#### Request:
Set down the full listing exactly as given. Any pictures are to be left out.

____ Data segment

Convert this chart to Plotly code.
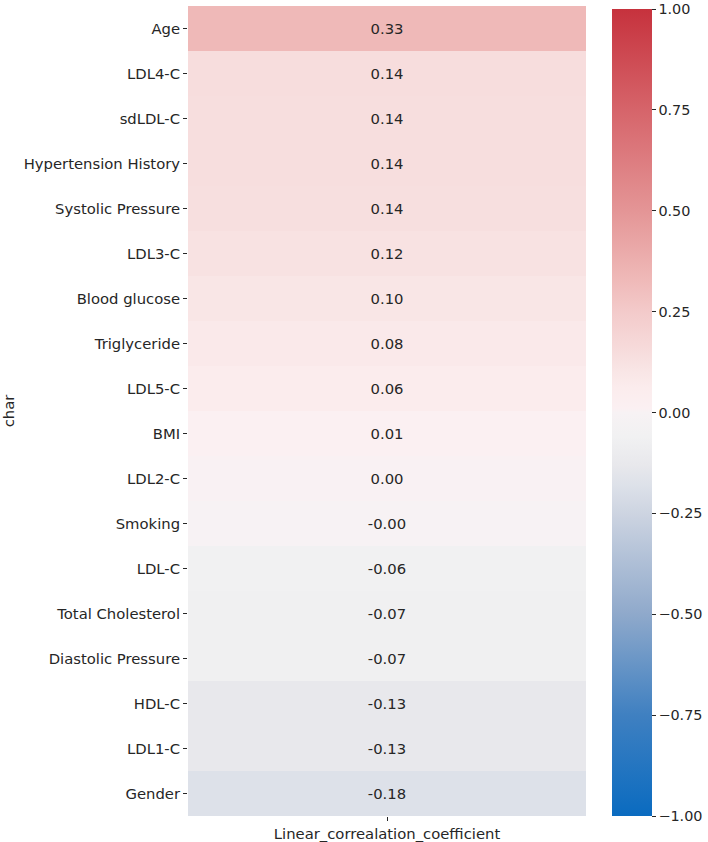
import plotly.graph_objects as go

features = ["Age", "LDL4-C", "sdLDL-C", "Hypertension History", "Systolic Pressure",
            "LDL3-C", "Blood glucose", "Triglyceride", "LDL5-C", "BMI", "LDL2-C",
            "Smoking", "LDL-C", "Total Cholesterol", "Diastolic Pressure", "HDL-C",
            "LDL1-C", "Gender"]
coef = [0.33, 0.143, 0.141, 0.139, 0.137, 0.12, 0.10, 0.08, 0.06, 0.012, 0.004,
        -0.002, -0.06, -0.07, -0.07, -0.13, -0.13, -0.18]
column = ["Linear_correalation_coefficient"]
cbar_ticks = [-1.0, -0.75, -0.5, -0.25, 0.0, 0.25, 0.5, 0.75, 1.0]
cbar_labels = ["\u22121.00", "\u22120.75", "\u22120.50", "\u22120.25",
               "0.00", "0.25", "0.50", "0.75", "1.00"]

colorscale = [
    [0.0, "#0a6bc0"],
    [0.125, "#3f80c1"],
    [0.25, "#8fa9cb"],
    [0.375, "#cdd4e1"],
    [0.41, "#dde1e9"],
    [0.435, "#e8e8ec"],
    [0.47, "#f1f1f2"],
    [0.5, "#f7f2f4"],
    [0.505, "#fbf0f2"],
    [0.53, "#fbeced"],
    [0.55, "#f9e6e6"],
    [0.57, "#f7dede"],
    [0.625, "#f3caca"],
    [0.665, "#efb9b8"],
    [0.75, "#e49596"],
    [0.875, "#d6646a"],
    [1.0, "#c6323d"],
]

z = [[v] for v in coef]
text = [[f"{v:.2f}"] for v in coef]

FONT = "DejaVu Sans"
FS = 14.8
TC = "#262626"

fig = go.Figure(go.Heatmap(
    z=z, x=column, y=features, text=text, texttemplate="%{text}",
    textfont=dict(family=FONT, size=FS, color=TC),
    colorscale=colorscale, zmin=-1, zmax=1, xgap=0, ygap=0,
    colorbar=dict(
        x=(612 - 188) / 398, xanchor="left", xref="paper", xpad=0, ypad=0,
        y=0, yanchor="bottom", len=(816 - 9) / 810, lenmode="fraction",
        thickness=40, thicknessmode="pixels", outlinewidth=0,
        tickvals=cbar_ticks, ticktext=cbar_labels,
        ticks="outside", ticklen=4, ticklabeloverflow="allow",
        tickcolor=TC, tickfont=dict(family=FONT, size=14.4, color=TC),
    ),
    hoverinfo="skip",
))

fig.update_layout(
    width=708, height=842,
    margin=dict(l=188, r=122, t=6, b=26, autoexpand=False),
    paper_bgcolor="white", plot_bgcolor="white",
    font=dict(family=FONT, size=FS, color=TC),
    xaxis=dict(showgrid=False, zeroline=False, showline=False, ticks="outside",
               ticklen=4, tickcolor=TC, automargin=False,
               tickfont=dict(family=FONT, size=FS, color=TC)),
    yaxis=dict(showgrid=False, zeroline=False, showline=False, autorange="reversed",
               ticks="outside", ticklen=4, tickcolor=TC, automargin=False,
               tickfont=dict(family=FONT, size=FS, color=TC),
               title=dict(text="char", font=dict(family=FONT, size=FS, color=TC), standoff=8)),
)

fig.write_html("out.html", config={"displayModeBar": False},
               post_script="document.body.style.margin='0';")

________

#### Solved problem:
Convert this chart to Plotly code.
import plotly.graph_objects as go

features = ["Age", "LDL4-C", "sdLDL-C", "Hypertension History", "Systolic Pressure",
            "LDL3-C", "Blood glucose", "Triglyceride", "LDL5-C", "BMI", "LDL2-C",
            "Smoking", "LDL-C", "Total Cholesterol", "Diastolic Pressure", "HDL-C",
            "LDL1-C", "Gender"]
coef = [0.33, 0.143, 0.141, 0.139, 0.137, 0.12, 0.10, 0.08, 0.06, 0.012, 0.004,
        -0.002, -0.06, -0.07, -0.07, -0.13, -0.13, -0.18]
column = ["Linear_correalation_coefficient"]
cbar_ticks = [-1.0, -0.75, -0.5, -0.25, 0.0, 0.25, 0.5, 0.75, 1.0]
cbar_labels = ["\u22121.00", "\u22120.75", "\u22120.50", "\u22120.25",
               "0.00", "0.25", "0.50", "0.75", "1.00"]

colorscale = [
    [0.0, "#0a6bc0"],
    [0.125, "#3f80c1"],
    [0.25, "#8fa9cb"],
    [0.375, "#cdd4e1"],
    [0.41, "#dde1e9"],
    [0.435, "#e8e8ec"],
    [0.47, "#f1f1f2"],
    [0.5, "#f7f2f4"],
    [0.505, "#fbf0f2"],
    [0.53, "#fbeced"],
    [0.55, "#f9e6e6"],
    [0.57, "#f7dede"],
    [0.625, "#f3caca"],
    [0.665, "#efb9b8"],
    [0.75, "#e49596"],
    [0.875, "#d6646a"],
    [1.0, "#c6323d"],
]

z = [[v] for v in coef]
text = [[f"{v:.2f}"] for v in coef]

FONT = "DejaVu Sans"
FS = 14.8
TC = "#262626"

fig = go.Figure(go.Heatmap(
    z=z, x=column, y=features, text=text, texttemplate="%{text}",
    textfont=dict(family=FONT, size=FS, color=TC),
    colorscale=colorscale, zmin=-1, zmax=1, xgap=0, ygap=0,
    colorbar=dict(
        x=(612 - 188) / 398, xanchor="left", xref="paper", xpad=0, ypad=0,
        y=0, yanchor="bottom", len=(816 - 9) / 810, lenmode="fraction",
        thickness=40, thicknessmode="pixels", outlinewidth=0,
        tickvals=cbar_ticks, ticktext=cbar_labels,
        ticks="outside", ticklen=4, ticklabeloverflow="allow",
        tickcolor=TC, tickfont=dict(family=FONT, size=14.4, color=TC),
    ),
    hoverinfo="skip",
))

fig.update_layout(
    width=708, height=842,
    margin=dict(l=188, r=122, t=6, b=26, autoexpand=False),
    paper_bgcolor="white", plot_bgcolor="white",
    font=dict(family=FONT, size=FS, color=TC),
    xaxis=dict(showgrid=False, zeroline=False, showline=False, ticks="outside",
               ticklen=4, tickcolor=TC, automargin=False,
               tickfont=dict(family=FONT, size=FS, color=TC)),
    yaxis=dict(showgrid=False, zeroline=False, showline=False, autorange="reversed",
               ticks="outside", ticklen=4, tickcolor=TC, automargin=False,
               tickfont=dict(family=FONT, size=FS, color=TC),
               title=dict(text="char", font=dict(family=FONT, size=FS, color=TC), standoff=8)),
)

fig.write_html("out.html", config={"displayModeBar": False},
               post_script="document.body.style.margin='0';")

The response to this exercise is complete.